* _TASK DIRECTIONS_
All of the lines below are to be printed again exactly; images are excluded from the output.
━━━
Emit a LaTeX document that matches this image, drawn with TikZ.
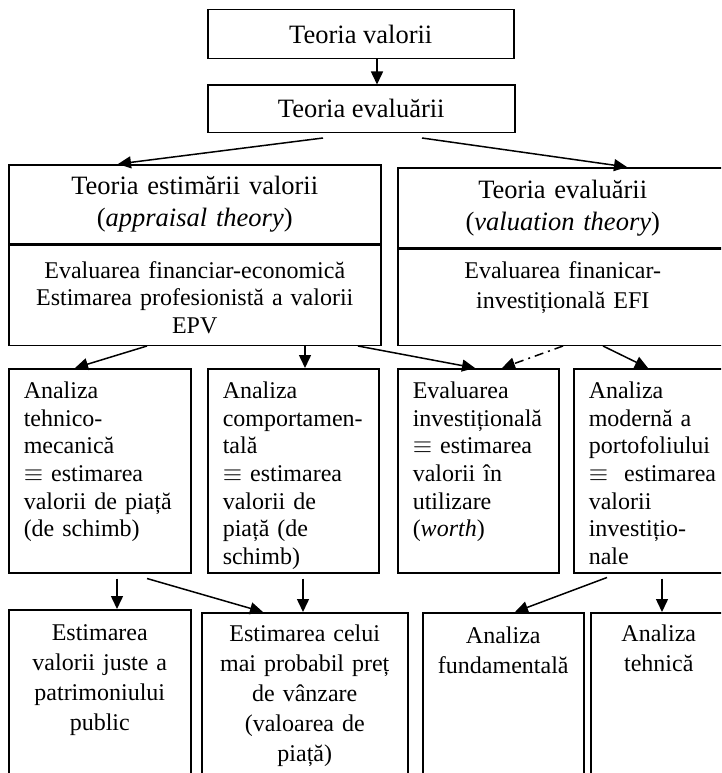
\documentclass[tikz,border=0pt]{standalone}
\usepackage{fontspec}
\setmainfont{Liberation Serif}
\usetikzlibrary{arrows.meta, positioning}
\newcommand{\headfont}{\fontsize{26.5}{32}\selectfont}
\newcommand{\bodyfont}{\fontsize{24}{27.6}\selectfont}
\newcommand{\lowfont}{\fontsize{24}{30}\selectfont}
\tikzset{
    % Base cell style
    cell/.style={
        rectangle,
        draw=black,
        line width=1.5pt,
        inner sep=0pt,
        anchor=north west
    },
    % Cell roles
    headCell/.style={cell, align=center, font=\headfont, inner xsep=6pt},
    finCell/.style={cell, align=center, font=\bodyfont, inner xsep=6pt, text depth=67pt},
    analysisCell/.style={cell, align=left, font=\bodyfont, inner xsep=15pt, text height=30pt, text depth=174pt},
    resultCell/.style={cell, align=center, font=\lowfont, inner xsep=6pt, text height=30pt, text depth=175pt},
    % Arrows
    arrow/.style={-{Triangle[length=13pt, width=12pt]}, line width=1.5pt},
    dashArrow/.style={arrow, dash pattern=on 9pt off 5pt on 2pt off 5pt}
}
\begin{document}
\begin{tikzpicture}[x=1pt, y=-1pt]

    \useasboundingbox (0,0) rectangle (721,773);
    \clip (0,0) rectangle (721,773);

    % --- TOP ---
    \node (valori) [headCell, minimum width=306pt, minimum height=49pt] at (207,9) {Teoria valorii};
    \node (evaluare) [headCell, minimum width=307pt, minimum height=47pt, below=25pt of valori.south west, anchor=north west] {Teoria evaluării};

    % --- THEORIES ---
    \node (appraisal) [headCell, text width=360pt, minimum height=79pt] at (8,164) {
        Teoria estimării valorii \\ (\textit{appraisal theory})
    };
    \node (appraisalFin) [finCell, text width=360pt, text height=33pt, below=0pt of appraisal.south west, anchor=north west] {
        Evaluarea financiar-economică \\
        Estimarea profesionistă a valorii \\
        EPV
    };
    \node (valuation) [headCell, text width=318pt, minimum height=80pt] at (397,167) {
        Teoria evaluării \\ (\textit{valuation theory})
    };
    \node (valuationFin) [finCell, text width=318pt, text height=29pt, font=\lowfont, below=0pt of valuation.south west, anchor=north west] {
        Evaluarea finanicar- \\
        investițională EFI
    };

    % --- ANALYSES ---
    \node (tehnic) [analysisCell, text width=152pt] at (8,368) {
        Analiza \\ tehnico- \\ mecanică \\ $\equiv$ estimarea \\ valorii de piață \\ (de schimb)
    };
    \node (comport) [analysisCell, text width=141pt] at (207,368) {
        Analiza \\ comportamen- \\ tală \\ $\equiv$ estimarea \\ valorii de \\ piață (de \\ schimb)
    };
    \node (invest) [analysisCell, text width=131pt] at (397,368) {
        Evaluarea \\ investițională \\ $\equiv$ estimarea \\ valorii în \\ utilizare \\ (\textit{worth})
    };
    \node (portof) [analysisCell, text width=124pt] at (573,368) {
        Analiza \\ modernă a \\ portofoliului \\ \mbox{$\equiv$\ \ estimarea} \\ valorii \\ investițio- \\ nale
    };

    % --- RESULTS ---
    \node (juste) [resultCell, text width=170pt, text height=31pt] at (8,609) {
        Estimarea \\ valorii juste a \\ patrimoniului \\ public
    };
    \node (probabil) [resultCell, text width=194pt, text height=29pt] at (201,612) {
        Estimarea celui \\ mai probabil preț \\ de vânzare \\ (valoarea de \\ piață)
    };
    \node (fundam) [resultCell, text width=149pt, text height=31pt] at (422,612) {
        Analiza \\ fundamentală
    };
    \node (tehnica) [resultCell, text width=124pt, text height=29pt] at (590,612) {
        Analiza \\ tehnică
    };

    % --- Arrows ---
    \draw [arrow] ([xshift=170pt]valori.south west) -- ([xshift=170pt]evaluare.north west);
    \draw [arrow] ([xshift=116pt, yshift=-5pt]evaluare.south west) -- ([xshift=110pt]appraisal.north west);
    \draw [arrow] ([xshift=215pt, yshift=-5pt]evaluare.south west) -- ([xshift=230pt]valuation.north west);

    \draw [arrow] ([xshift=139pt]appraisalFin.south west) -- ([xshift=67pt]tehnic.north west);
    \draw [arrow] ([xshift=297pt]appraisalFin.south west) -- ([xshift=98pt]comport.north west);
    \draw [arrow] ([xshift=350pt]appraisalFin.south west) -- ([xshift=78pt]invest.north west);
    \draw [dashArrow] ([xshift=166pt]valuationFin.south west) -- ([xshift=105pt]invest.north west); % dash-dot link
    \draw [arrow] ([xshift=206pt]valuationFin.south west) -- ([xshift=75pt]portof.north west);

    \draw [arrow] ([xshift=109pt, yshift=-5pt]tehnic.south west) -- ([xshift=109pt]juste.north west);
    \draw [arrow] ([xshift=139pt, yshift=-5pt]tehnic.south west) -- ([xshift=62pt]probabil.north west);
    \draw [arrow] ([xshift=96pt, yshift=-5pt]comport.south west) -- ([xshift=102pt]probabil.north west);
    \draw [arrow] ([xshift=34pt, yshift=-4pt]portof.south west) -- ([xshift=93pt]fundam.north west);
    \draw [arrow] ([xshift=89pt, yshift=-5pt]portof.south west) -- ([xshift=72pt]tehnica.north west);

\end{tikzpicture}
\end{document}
━━━
* _SOLUTION TO THE PROBLEM_
Emit a LaTeX document that matches this image, drawn with TikZ.
\documentclass[tikz,border=0pt]{standalone}
\usepackage{fontspec}
\setmainfont{Liberation Serif}
\usetikzlibrary{arrows.meta, positioning}
\newcommand{\headfont}{\fontsize{26.5}{32}\selectfont}
\newcommand{\bodyfont}{\fontsize{24}{27.6}\selectfont}
\newcommand{\lowfont}{\fontsize{24}{30}\selectfont}
\tikzset{
    % Base cell style
    cell/.style={
        rectangle,
        draw=black,
        line width=1.5pt,
        inner sep=0pt,
        anchor=north west
    },
    % Cell roles
    headCell/.style={cell, align=center, font=\headfont, inner xsep=6pt},
    finCell/.style={cell, align=center, font=\bodyfont, inner xsep=6pt, text depth=67pt},
    analysisCell/.style={cell, align=left, font=\bodyfont, inner xsep=15pt, text height=30pt, text depth=174pt},
    resultCell/.style={cell, align=center, font=\lowfont, inner xsep=6pt, text height=30pt, text depth=175pt},
    % Arrows
    arrow/.style={-{Triangle[length=13pt, width=12pt]}, line width=1.5pt},
    dashArrow/.style={arrow, dash pattern=on 9pt off 5pt on 2pt off 5pt}
}
\begin{document}
\begin{tikzpicture}[x=1pt, y=-1pt]

    \useasboundingbox (0,0) rectangle (721,773);
    \clip (0,0) rectangle (721,773);

    % --- TOP ---
    \node (valori) [headCell, minimum width=306pt, minimum height=49pt] at (207,9) {Teoria valorii};
    \node (evaluare) [headCell, minimum width=307pt, minimum height=47pt, below=25pt of valori.south west, anchor=north west] {Teoria evaluării};

    % --- THEORIES ---
    \node (appraisal) [headCell, text width=360pt, minimum height=79pt] at (8,164) {
        Teoria estimării valorii \\ (\textit{appraisal theory})
    };
    \node (appraisalFin) [finCell, text width=360pt, text height=33pt, below=0pt of appraisal.south west, anchor=north west] {
        Evaluarea financiar-economică \\
        Estimarea profesionistă a valorii \\
        EPV
    };
    \node (valuation) [headCell, text width=318pt, minimum height=80pt] at (397,167) {
        Teoria evaluării \\ (\textit{valuation theory})
    };
    \node (valuationFin) [finCell, text width=318pt, text height=29pt, font=\lowfont, below=0pt of valuation.south west, anchor=north west] {
        Evaluarea finanicar- \\
        investițională EFI
    };

    % --- ANALYSES ---
    \node (tehnic) [analysisCell, text width=152pt] at (8,368) {
        Analiza \\ tehnico- \\ mecanică \\ $\equiv$ estimarea \\ valorii de piață \\ (de schimb)
    };
    \node (comport) [analysisCell, text width=141pt] at (207,368) {
        Analiza \\ comportamen- \\ tală \\ $\equiv$ estimarea \\ valorii de \\ piață (de \\ schimb)
    };
    \node (invest) [analysisCell, text width=131pt] at (397,368) {
        Evaluarea \\ investițională \\ $\equiv$ estimarea \\ valorii în \\ utilizare \\ (\textit{worth})
    };
    \node (portof) [analysisCell, text width=124pt] at (573,368) {
        Analiza \\ modernă a \\ portofoliului \\ \mbox{$\equiv$\ \ estimarea} \\ valorii \\ investițio- \\ nale
    };

    % --- RESULTS ---
    \node (juste) [resultCell, text width=170pt, text height=31pt] at (8,609) {
        Estimarea \\ valorii juste a \\ patrimoniului \\ public
    };
    \node (probabil) [resultCell, text width=194pt, text height=29pt] at (201,612) {
        Estimarea celui \\ mai probabil preț \\ de vânzare \\ (valoarea de \\ piață)
    };
    \node (fundam) [resultCell, text width=149pt, text height=31pt] at (422,612) {
        Analiza \\ fundamentală
    };
    \node (tehnica) [resultCell, text width=124pt, text height=29pt] at (590,612) {
        Analiza \\ tehnică
    };

    % --- Arrows ---
    \draw [arrow] ([xshift=170pt]valori.south west) -- ([xshift=170pt]evaluare.north west);
    \draw [arrow] ([xshift=116pt, yshift=-5pt]evaluare.south west) -- ([xshift=110pt]appraisal.north west);
    \draw [arrow] ([xshift=215pt, yshift=-5pt]evaluare.south west) -- ([xshift=230pt]valuation.north west);

    \draw [arrow] ([xshift=139pt]appraisalFin.south west) -- ([xshift=67pt]tehnic.north west);
    \draw [arrow] ([xshift=297pt]appraisalFin.south west) -- ([xshift=98pt]comport.north west);
    \draw [arrow] ([xshift=350pt]appraisalFin.south west) -- ([xshift=78pt]invest.north west);
    \draw [dashArrow] ([xshift=166pt]valuationFin.south west) -- ([xshift=105pt]invest.north west); % dash-dot link
    \draw [arrow] ([xshift=206pt]valuationFin.south west) -- ([xshift=75pt]portof.north west);

    \draw [arrow] ([xshift=109pt, yshift=-5pt]tehnic.south west) -- ([xshift=109pt]juste.north west);
    \draw [arrow] ([xshift=139pt, yshift=-5pt]tehnic.south west) -- ([xshift=62pt]probabil.north west);
    \draw [arrow] ([xshift=96pt, yshift=-5pt]comport.south west) -- ([xshift=102pt]probabil.north west);
    \draw [arrow] ([xshift=34pt, yshift=-4pt]portof.south west) -- ([xshift=93pt]fundam.north west);
    \draw [arrow] ([xshift=89pt, yshift=-5pt]portof.south west) -- ([xshift=72pt]tehnica.north west);

\end{tikzpicture}
\end{document}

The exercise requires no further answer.